On the Use of Cellular IoT for Smart Grids and Smart Cities

Written by Sudhir K. Routray

The Cellular Internet of things (CIoT) are deployed alongside the mobile cellular infrastructure. These networks do not need too many extra resources for their operation. CIoT networks can be easily deployed with lower costs and lower complexities. In the smart grid and smart city initiatives, we need a lot of support functions from IoT. In this regard, CIoT can support them to a large extent. In this article, we list the main utilities of CIoT for smart grids and smart cities. We show that some of the CIoT based services are beneficial to both smart grids and smart cities.

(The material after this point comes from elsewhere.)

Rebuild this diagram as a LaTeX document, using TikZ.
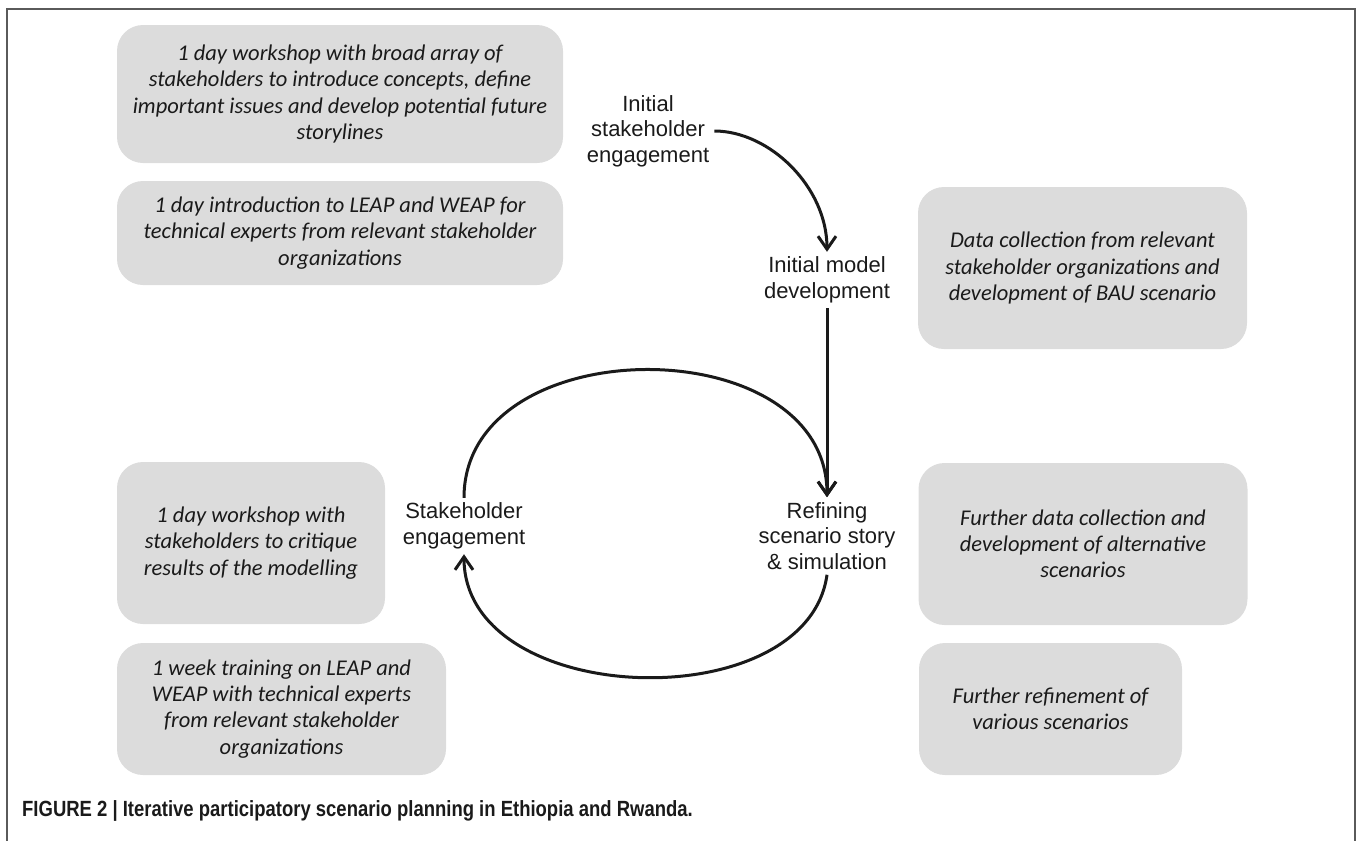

Smart grids are large, interconnected heterogeneous grids which can provide multiple services over the grid infrastructure. Due to their multi-functional features, they need the support of large number of sensors and actuators. The Internet of Things (IoT) can provide all these supports and now became an integral part of the smart grids. Smart cities are large cities which are equipped with all the basic and modern facilities. Smart city initiatives are essential for the long term sustainability of the global cities and their progress. In fact, smart cities are impossible without IoT. The large number of services and their provisioning are simply not possible without the direct and indirect supports of the IoT. Similarly, the energy demand in the smart cities will increase due to the provisions for all modern facilities. These energy demands can only be provided efficiently through the smart grid initiatives. Therefore, we find that smart grids have a default presence in the smart cities. Just like smart cities, smart grids cannot be "smart" without IoT. In addition to that, a properly deployed IoT can serve the multiple service requirements of smart cities and smart grids. There have been several IoT solutions available in the recent years and cellular IoT (CIoT) solutions are the ones which can be deployed alongside the cellular networks. In fact, they use the same standards as the cellular infrastructure over which they are deployed[1]. In this article, we formulate the essential functions of the CIoT for smart cities and smart grids.


Cellular IoT

CIoT, also known as mobile IoT, was started as the solution for massive machine type communication (mMTC) through the mobile cellular architecture[1]. Cellular IoT is standardized according to the Long Term Evolution (LTE) standards. CIoT standards are very similar to the standards of LTE. In Release 12, LTE-M (Long Term Evolution for machines) was standardized for mMTC applications and it was the first CIoT. However, it was not good enough to compete with the non-cellular IoT available at that time. Therefore, in Release 13, three different solutions were proposed in the CIoT framework: LTE-M (better than the Release 12 version), NBIoT (Narrowband IoT), and EC-GSM (Extended coverage GSM). All these solutions are now popular in different domains. These CIoT solutions provide long battery lives, wide coverage, consume lower amount of resources, and facilitate large number of connections[2]. Smart cities and smart grids are large scale projects which cover a wide area. These CIoT solutions are widely preferred for these applications because the costs of the infrastructure for these IoT are low and they can be deployed easily over the existing cellular infrastructure[3].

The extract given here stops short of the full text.